Thanks for sharing such a fantastic article. I wouldn't recognise Zach Arias if he walked past me in the street, but I've been following his work for a while now and he strikes me as someone on the vanguard of photographic thinking and for that he has my respect.
With regards the 'embarrassed to be a wedding tog' issue, that's an interesting one. When I got into wedding photography I was quickly immersed in images by such astonishing photographers (particularly Jeff Ascough) that the possibility of not holding the medium in high-esteem didn't even occur to me.
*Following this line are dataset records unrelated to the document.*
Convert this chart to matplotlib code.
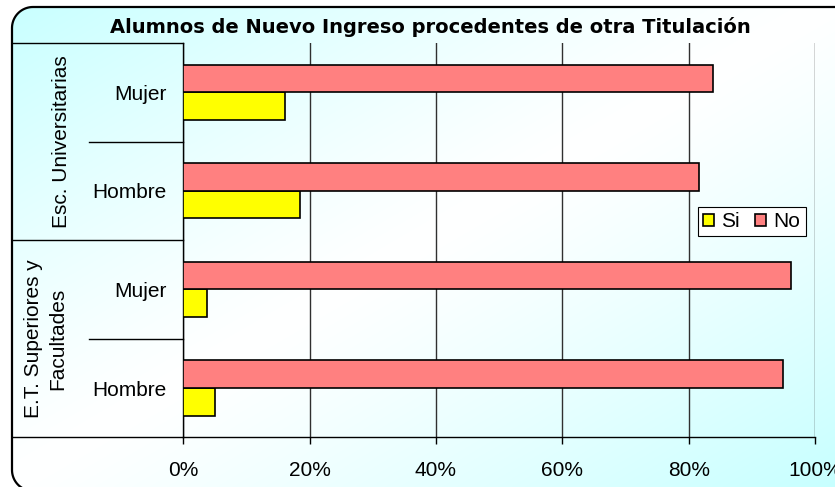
import numpy as np
import matplotlib
matplotlib.use("Agg")
import matplotlib.pyplot as plt
from matplotlib.patches import Polygon

plt.rcParams['font.family'] = ['Liberation Sans', 'DejaVu Sans']

# ---- data ----
title = "Alumnos de Nuevo Ingreso procedentes de otra Titulación"
categories = ["Mujer", "Hombre", "Mujer", "Hombre"]
groups = ["Esc. Universitarias", "E.T. Superiores y\nFacultades"]
si_values = [16.1, 18.4, 3.8, 5.0]
no_values = [83.9, 81.6, 96.2, 95.0]
series_names = ["Si", "No"]
xticks = [0, 20, 40, 60, 80, 100]
xtick_labels = ["0%", "20%", "40%", "60%", "80%", "100%"]

W, H = 835, 487
fig = plt.figure(figsize=(W / 100, H / 100), dpi=100)
fig.patch.set_facecolor("white")

# ---- background with gradient and rounded frame (pixel coordinates, y down) ----
bg = fig.add_axes([0, 0, 1, 1], zorder=0)
bg.axis("off")
yy, xx = np.mgrid[0:H, 0:W]
t = (xx / W + yy / H) / 2.0
f = np.clip(np.abs(t - 0.5) * 2.0, 0, 1) ** 1.2
cyan = np.array([0.78, 1.0, 1.0])
img = (1 - f)[..., None] * np.array([1.0, 1.0, 1.0]) + f[..., None] * cyan
im = bg.imshow(img, extent=(0, W, H, 0), aspect="auto", zorder=1)

fl, ft, fb, fr, rad = 12.0, 7.0, 491.0, 848.0, 21.0
a1 = np.linspace(np.pi * 1.5, np.pi, 20)
a2 = np.linspace(np.pi, np.pi * 0.5, 20)
a3 = np.linspace(np.pi * 0.5, 0, 20)
a4 = np.linspace(0, -np.pi * 0.5, 20)
px = np.concatenate([fl + rad + rad * np.cos(a1), fl + rad + rad * np.cos(a2),
                     fr - rad + rad * np.cos(a3), fr - rad + rad * np.cos(a4)])
py = np.concatenate([ft + rad + rad * np.sin(a1), fb - rad + rad * np.sin(a2),
                     fb - rad + rad * np.sin(a3), ft + rad + rad * np.sin(a4)])
clip_poly = Polygon(np.column_stack([px, py]), closed=True, transform=bg.transData,
                    facecolor="none", edgecolor="none")
im.set_clip_path(clip_poly)
ox = np.concatenate([[W + 40], px[:40], [W + 40]])
oy = np.concatenate([[ft], py[:40], [fb]])
bg.plot(ox, oy, color="black", lw=1.6, zorder=5, solid_joinstyle="round")
bg.set_xlim(0, W)
bg.set_ylim(H, 0)

# ---- main axes ----
x0, x1 = 183.3, 815.0
ytop, ybot = 43.0, 437.3
ax = fig.add_axes([x0 / W, (H - ybot) / H, (x1 - x0) / W, (ybot - ytop) / H], zorder=2)
ax.patch.set_alpha(0)

y = np.arange(len(categories))
bh = 0.28
ax.barh(y + 0.14, si_values, height=bh, color="#FFFF00", edgecolor="black",
        linewidth=1.2, label=series_names[0], zorder=3)
ax.barh(y - 0.14, no_values, height=bh, color="#FF8080", edgecolor="black",
        linewidth=1.2, label=series_names[1], zorder=3)

ax.set_xlim(0, 100)
ax.set_ylim(3.5, -0.5)
ax.set_xticks(xticks)
ax.set_xticklabels(xtick_labels, fontsize=15)
ax.set_yticks(y)
ax.set_yticklabels(categories, fontsize=15)
ax.tick_params(axis="y", length=0, pad=12)
ax.tick_params(axis="x", length=5, width=1, color="black", pad=12, direction="out")
ax.xaxis.grid(True, color="#303030", linewidth=1.0, zorder=1)
ax.set_axisbelow(True)
for s in ["top", "right"]:
    ax.spines[s].set_visible(False)
ax.spines["left"].set_linewidth(1.0)
ax.spines["bottom"].set_linewidth(1.0)

# ---- left category table lines ----
xl_outer = (12 - x0) / (x1 - x0)
xl_inner = (89 - x0) / (x1 - x0)
tr = ax.get_yaxis_transform()
for yv in [-0.5, 1.5, 3.5]:
    ax.plot([xl_outer, 0], [yv, yv], color="black", lw=1.0, transform=tr, clip_on=False)
for yv in [0.5, 2.5]:
    ax.plot([xl_inner, 0], [yv, yv], color="black", lw=1.0, transform=tr, clip_on=False)

# group labels
ax.text((61 - x0) / (x1 - x0), 0.5, groups[0], rotation=90, fontsize=15,
        ha="center", va="center", transform=tr)
ax.text((45.5 - x0) / (x1 - x0), 2.5, groups[1], rotation=90, fontsize=15,
        ha="center", va="center", multialignment="center", linespacing=1.35,
        transform=tr)

# ---- legend ----
leg = ax.legend(loc="center", bbox_to_anchor=((751.5 - x0) / (x1 - x0), 1 - (221.7 - ytop) / (ybot - ytop)),
                ncol=2, fontsize=15, frameon=True, fancybox=False, framealpha=1,
                edgecolor="black", handlelength=0.55, handleheight=0.55,
                handletextpad=0.35, columnspacing=0.7, borderpad=0.25,
                borderaxespad=0)
leg.get_frame().set_linewidth(0.8)

# ---- title ----
fig.text(430 / W, 1 - 27 / H, title, fontsize=14, fontweight="bold",
         family=["DejaVu Sans"], ha="center", va="center", zorder=5)

fig.savefig("out.png", dpi=100)
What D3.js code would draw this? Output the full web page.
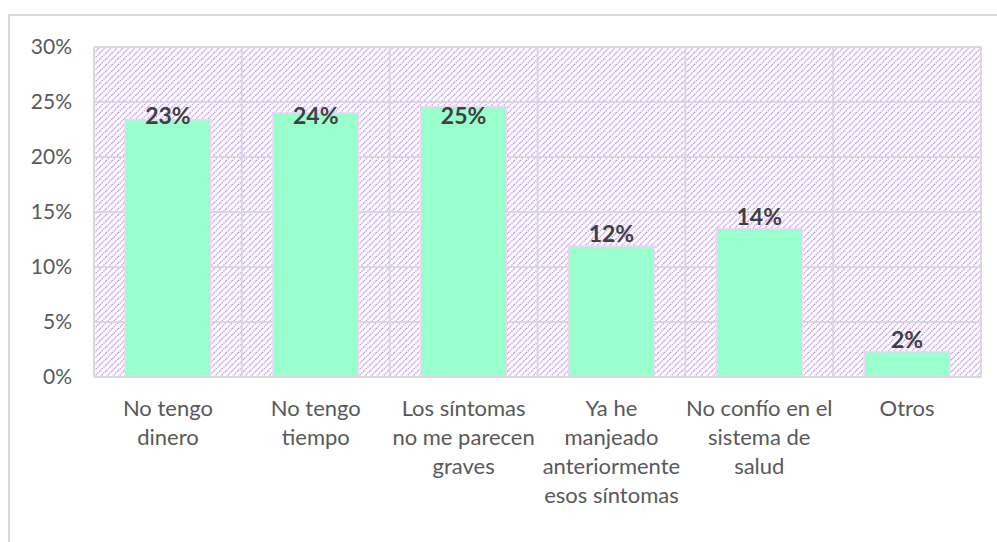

Over the last two years however I've had this nagging suspicion that those outside of the industry don't hold us in such high regard and that wedding photography could be viewed as a little passť. When I actually think about it, it's not hard to reason why, but I've never looked at the issue directly until recently and so it's largely been a feeling rather than a conscious realisation. Nonetheless, I firmly believe that great wedding photography is great photography - end of story. It's about walking a tight rope between the sublime and the gaudy and bringing gravitas and poignancy to something a million times more run of the mill than individual brides believe it to be. When it's done well, it's transcendent.
I'm sentient enough to notice when someone has a quiet snigger that I'm a wedding photographer rather than a commercial photographer, but I'm confident enough in the capacity of the medium (if not my own output) to simply nod, smile and know that they've simply never seen what CAN be done with wedding photography.
Wow. Interesting stuff. Really got me thinking.